--- START OF PROVIDED MATERIAL ---
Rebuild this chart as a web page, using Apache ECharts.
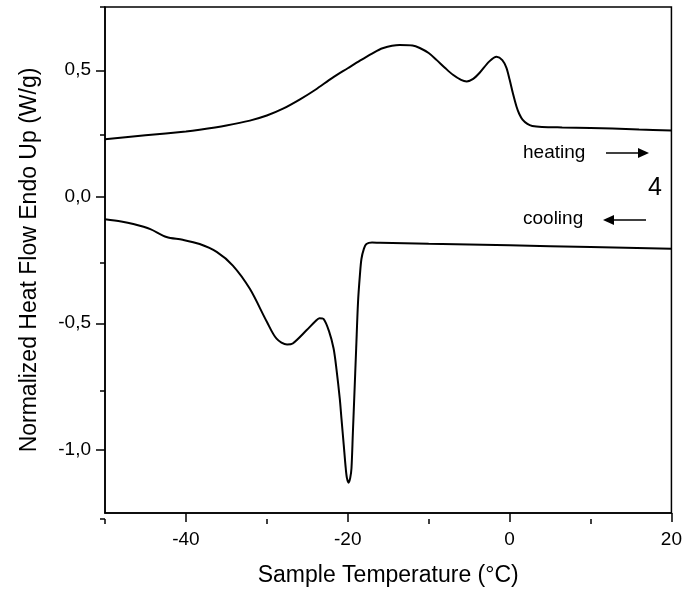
<!DOCTYPE html>
<html>
<head>
<meta charset="utf-8">
<script src="https://cdn.jsdelivr.net/npm/echarts@6/dist/echarts.min.js"></script>
<style>html,body{margin:0;padding:0;background:#fff}#c{width:685px;height:592px}</style>
</head>
<body>
<div id="c"></div>
<script>
// Heating curve (upper), [temperature °C, heat flow W/g]
const heatingT = [-50, -45, -40, -38.3, -35, -32.1, -30, -28, -25.9, -24, -21.9, -20, -18.5, -17, -15.7, -13.6, -12, -11.1, -10, -9, -8, -7, -6, -5.3, -4.5, -3.7, -2.5, -1.6, -0.9, -0.4, 0.0, 0.4, 0.85, 1.2, 1.6, 2.2, 2.8, 4, 6.5, 10, 12.7, 16, 20];
const heatingQ = [0.227, 0.243, 0.258, 0.265, 0.282, 0.301, 0.321, 0.348, 0.385, 0.423, 0.470, 0.508, 0.538, 0.566, 0.587, 0.600, 0.598, 0.588, 0.568, 0.540, 0.510, 0.482, 0.462, 0.456, 0.466, 0.490, 0.535, 0.553, 0.540, 0.510, 0.463, 0.410, 0.357, 0.327, 0.305, 0.288, 0.280, 0.276, 0.274, 0.272, 0.270, 0.266, 0.262];
// Cooling curve (lower)
const coolingT = [-50, -48, -46.5, -44.4, -42.4, -40.4, -38.3, -36.2, -34.2, -32.1, -30, -28.8, -27.5, -26.8, -25.1, -24, -23.5, -23, -22.3, -21.75, -21.4, -20.99, -20.78, -20.5, -20.25, -20.1, -19.9, -19.7, -19.54, -19.37, -19.2, -18.96, -18.73, -18.5, -18.31, -18.0, -17.7, -17.0, -16, -10, 0, 10, 20];
const coolingQ = [-0.089, -0.098, -0.108, -0.128, -0.159, -0.170, -0.187, -0.218, -0.272, -0.364, -0.494, -0.561, -0.584, -0.580, -0.528, -0.492, -0.480, -0.483, -0.533, -0.600, -0.680, -0.797, -0.876, -0.980, -1.073, -1.112, -1.130, -1.112, -1.073, -0.935, -0.797, -0.600, -0.416, -0.310, -0.246, -0.205, -0.187, -0.181, -0.182, -0.186, -0.192, -0.199, -0.206];

const xMajor = [-40, -20, 0, 20];
const xMinor = [-50, -30, -10, 10];
const yMajor = [-1.0, -0.5, 0.0, 0.5];
const yMinor = [-1.25, -0.75, -0.25, 0.25, 0.75];

const xTitle = 'Sample Temperature (°C)';
const yTitle = 'Normalized Heat Flow Endo Up (W/g)';

const FONT = 'Liberation Sans, Arial, sans-serif';
const heating = heatingT.map((t, i) => [t, heatingQ[i]]);
const cooling = coolingT.map((t, i) => [t, coolingQ[i]]);

const gridRect = {left: 105, right: 13, top: 7, bottom: 73};
const chart = echarts.init(document.getElementById('c'), null, {renderer: 'canvas'});
const fmtY = v => v.toFixed(1).replace('.', ',');

chart.setOption({
  animation: false,
  backgroundColor: '#fff',
  grid: [
    Object.assign({show: true, borderColor: '#000', borderWidth: 1.5, backgroundColor: 'transparent'}, gridRect),
    Object.assign({show: false}, gridRect)
  ],
  xAxis: [
    {
      type: 'value', gridIndex: 0, min: -50, max: 20, interval: 10,
      name: xTitle, nameLocation: 'middle', nameGap: 51,
      nameTextStyle: {fontFamily: FONT, fontSize: 23, color: '#000'},
      axisLine: {show: true, onZero: false, lineStyle: {color: '#000', width: 1.5}},
      axisTick: {show: true, length: 9, customValues: xMajor, lineStyle: {color: '#000', width: 1.5}},
      axisLabel: {show: true, customValues: xMajor, margin: 17, fontFamily: FONT, fontSize: 19, color: '#000'},
      splitLine: {show: false}
    },
    {
      type: 'value', gridIndex: 1, min: -50, max: 20, interval: 10,
      axisLine: {show: false, onZero: false},
      axisTick: {show: true, length: 5, customValues: xMinor, lineStyle: {color: '#000', width: 1.5}},
      axisLabel: {show: false},
      splitLine: {show: false}
    }
  ],
  yAxis: [
    {
      type: 'value', gridIndex: 0, min: -1.25, max: 0.75, interval: 0.25,
      name: yTitle, nameLocation: 'middle', nameGap: 64, nameRotate: 90,
      nameTextStyle: {fontFamily: FONT, fontSize: 23, color: '#000'},
      axisLine: {show: true, onZero: false, lineStyle: {color: '#000', width: 1.5}},
      axisTick: {show: true, length: 9, customValues: yMajor, lineStyle: {color: '#000', width: 1.5}},
      axisLabel: {show: true, customValues: yMajor, margin: 14, fontFamily: FONT, fontSize: 19, color: '#000', formatter: fmtY},
      splitLine: {show: false}
    },
    {
      type: 'value', gridIndex: 1, min: -1.25, max: 0.75, interval: 0.25,
      axisLine: {show: false, onZero: false},
      axisTick: {show: true, length: 5, customValues: yMinor, lineStyle: {color: '#000', width: 1.5}},
      axisLabel: {show: false},
      splitLine: {show: false}
    }
  ],
  series: [
    {
      name: 'heating', type: 'line', xAxisIndex: 0, yAxisIndex: 0,
      data: heating, showSymbol: false, smooth: 0.3,
      lineStyle: {color: '#000', width: 2}
    },
    {
      name: 'cooling', type: 'line', xAxisIndex: 0, yAxisIndex: 0,
      data: cooling, showSymbol: false, smooth: 0.3,
      lineStyle: {color: '#000', width: 2}
    }
  ],
  graphic: [
    {type: 'text', left: 523, top: 143, style: {text: 'heating', fontFamily: FONT, fontSize: 19, fill: '#000'}},
    {type: 'line', shape: {x1: 606, y1: 153, x2: 640, y2: 153}, style: {stroke: '#000', lineWidth: 1.5}},
    {type: 'polygon', shape: {points: [[638, 148], [649, 153], [638, 158]]}, style: {fill: '#000'}},
    {type: 'text', left: 648, top: 176, style: {text: '4', fontFamily: FONT, fontSize: 25, fill: '#000'}},
    {type: 'text', left: 523, top: 209, style: {text: 'cooling', fontFamily: FONT, fontSize: 19, fill: '#000'}},
    {type: 'line', shape: {x1: 612, y1: 220, x2: 646, y2: 220}, style: {stroke: '#000', lineWidth: 1.5}},
    {type: 'polygon', shape: {points: [[614, 215], [603, 220], [614, 225]]}, style: {fill: '#000'}}
  ]
});
</script>
</body>
</html>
--- END OF PROVIDED MATERIAL ---
EXERCISE AIM
Reproduce all of the data exactly; the pictures do not belong in the copy.

THE SOLUTION
Rebuild this chart as a web page, using Apache ECharts.
<!DOCTYPE html>
<html>
<head>
<meta charset="utf-8">
<script src="https://cdn.jsdelivr.net/npm/echarts@6/dist/echarts.min.js"></script>
<style>html,body{margin:0;padding:0;background:#fff}#c{width:685px;height:592px}</style>
</head>
<body>
<div id="c"></div>
<script>
// Heating curve (upper), [temperature °C, heat flow W/g]
const heatingT = [-50, -45, -40, -38.3, -35, -32.1, -30, -28, -25.9, -24, -21.9, -20, -18.5, -17, -15.7, -13.6, -12, -11.1, -10, -9, -8, -7, -6, -5.3, -4.5, -3.7, -2.5, -1.6, -0.9, -0.4, 0.0, 0.4, 0.85, 1.2, 1.6, 2.2, 2.8, 4, 6.5, 10, 12.7, 16, 20];
const heatingQ = [0.227, 0.243, 0.258, 0.265, 0.282, 0.301, 0.321, 0.348, 0.385, 0.423, 0.470, 0.508, 0.538, 0.566, 0.587, 0.600, 0.598, 0.588, 0.568, 0.540, 0.510, 0.482, 0.462, 0.456, 0.466, 0.490, 0.535, 0.553, 0.540, 0.510, 0.463, 0.410, 0.357, 0.327, 0.305, 0.288, 0.280, 0.276, 0.274, 0.272, 0.270, 0.266, 0.262];
// Cooling curve (lower)
const coolingT = [-50, -48, -46.5, -44.4, -42.4, -40.4, -38.3, -36.2, -34.2, -32.1, -30, -28.8, -27.5, -26.8, -25.1, -24, -23.5, -23, -22.3, -21.75, -21.4, -20.99, -20.78, -20.5, -20.25, -20.1, -19.9, -19.7, -19.54, -19.37, -19.2, -18.96, -18.73, -18.5, -18.31, -18.0, -17.7, -17.0, -16, -10, 0, 10, 20];
const coolingQ = [-0.089, -0.098, -0.108, -0.128, -0.159, -0.170, -0.187, -0.218, -0.272, -0.364, -0.494, -0.561, -0.584, -0.580, -0.528, -0.492, -0.480, -0.483, -0.533, -0.600, -0.680, -0.797, -0.876, -0.980, -1.073, -1.112, -1.130, -1.112, -1.073, -0.935, -0.797, -0.600, -0.416, -0.310, -0.246, -0.205, -0.187, -0.181, -0.182, -0.186, -0.192, -0.199, -0.206];

const xMajor = [-40, -20, 0, 20];
const xMinor = [-50, -30, -10, 10];
const yMajor = [-1.0, -0.5, 0.0, 0.5];
const yMinor = [-1.25, -0.75, -0.25, 0.25, 0.75];

const xTitle = 'Sample Temperature (°C)';
const yTitle = 'Normalized Heat Flow Endo Up (W/g)';

const FONT = 'Liberation Sans, Arial, sans-serif';
const heating = heatingT.map((t, i) => [t, heatingQ[i]]);
const cooling = coolingT.map((t, i) => [t, coolingQ[i]]);

const gridRect = {left: 105, right: 13, top: 7, bottom: 73};
const chart = echarts.init(document.getElementById('c'), null, {renderer: 'canvas'});
const fmtY = v => v.toFixed(1).replace('.', ',');

chart.setOption({
  animation: false,
  backgroundColor: '#fff',
  grid: [
    Object.assign({show: true, borderColor: '#000', borderWidth: 1.5, backgroundColor: 'transparent'}, gridRect),
    Object.assign({show: false}, gridRect)
  ],
  xAxis: [
    {
      type: 'value', gridIndex: 0, min: -50, max: 20, interval: 10,
      name: xTitle, nameLocation: 'middle', nameGap: 51,
      nameTextStyle: {fontFamily: FONT, fontSize: 23, color: '#000'},
      axisLine: {show: true, onZero: false, lineStyle: {color: '#000', width: 1.5}},
      axisTick: {show: true, length: 9, customValues: xMajor, lineStyle: {color: '#000', width: 1.5}},
      axisLabel: {show: true, customValues: xMajor, margin: 17, fontFamily: FONT, fontSize: 19, color: '#000'},
      splitLine: {show: false}
    },
    {
      type: 'value', gridIndex: 1, min: -50, max: 20, interval: 10,
      axisLine: {show: false, onZero: false},
      axisTick: {show: true, length: 5, customValues: xMinor, lineStyle: {color: '#000', width: 1.5}},
      axisLabel: {show: false},
      splitLine: {show: false}
    }
  ],
  yAxis: [
    {
      type: 'value', gridIndex: 0, min: -1.25, max: 0.75, interval: 0.25,
      name: yTitle, nameLocation: 'middle', nameGap: 64, nameRotate: 90,
      nameTextStyle: {fontFamily: FONT, fontSize: 23, color: '#000'},
      axisLine: {show: true, onZero: false, lineStyle: {color: '#000', width: 1.5}},
      axisTick: {show: true, length: 9, customValues: yMajor, lineStyle: {color: '#000', width: 1.5}},
      axisLabel: {show: true, customValues: yMajor, margin: 14, fontFamily: FONT, fontSize: 19, color: '#000', formatter: fmtY},
      splitLine: {show: false}
    },
    {
      type: 'value', gridIndex: 1, min: -1.25, max: 0.75, interval: 0.25,
      axisLine: {show: false, onZero: false},
      axisTick: {show: true, length: 5, customValues: yMinor, lineStyle: {color: '#000', width: 1.5}},
      axisLabel: {show: false},
      splitLine: {show: false}
    }
  ],
  series: [
    {
      name: 'heating', type: 'line', xAxisIndex: 0, yAxisIndex: 0,
      data: heating, showSymbol: false, smooth: 0.3,
      lineStyle: {color: '#000', width: 2}
    },
    {
      name: 'cooling', type: 'line', xAxisIndex: 0, yAxisIndex: 0,
      data: cooling, showSymbol: false, smooth: 0.3,
      lineStyle: {color: '#000', width: 2}
    }
  ],
  graphic: [
    {type: 'text', left: 523, top: 143, style: {text: 'heating', fontFamily: FONT, fontSize: 19, fill: '#000'}},
    {type: 'line', shape: {x1: 606, y1: 153, x2: 640, y2: 153}, style: {stroke: '#000', lineWidth: 1.5}},
    {type: 'polygon', shape: {points: [[638, 148], [649, 153], [638, 158]]}, style: {fill: '#000'}},
    {type: 'text', left: 648, top: 176, style: {text: '4', fontFamily: FONT, fontSize: 25, fill: '#000'}},
    {type: 'text', left: 523, top: 209, style: {text: 'cooling', fontFamily: FONT, fontSize: 19, fill: '#000'}},
    {type: 'line', shape: {x1: 612, y1: 220, x2: 646, y2: 220}, style: {stroke: '#000', lineWidth: 1.5}},
    {type: 'polygon', shape: {points: [[614, 215], [603, 220], [614, 225]]}, style: {fill: '#000'}}
  ]
});
</script>
</body>
</html>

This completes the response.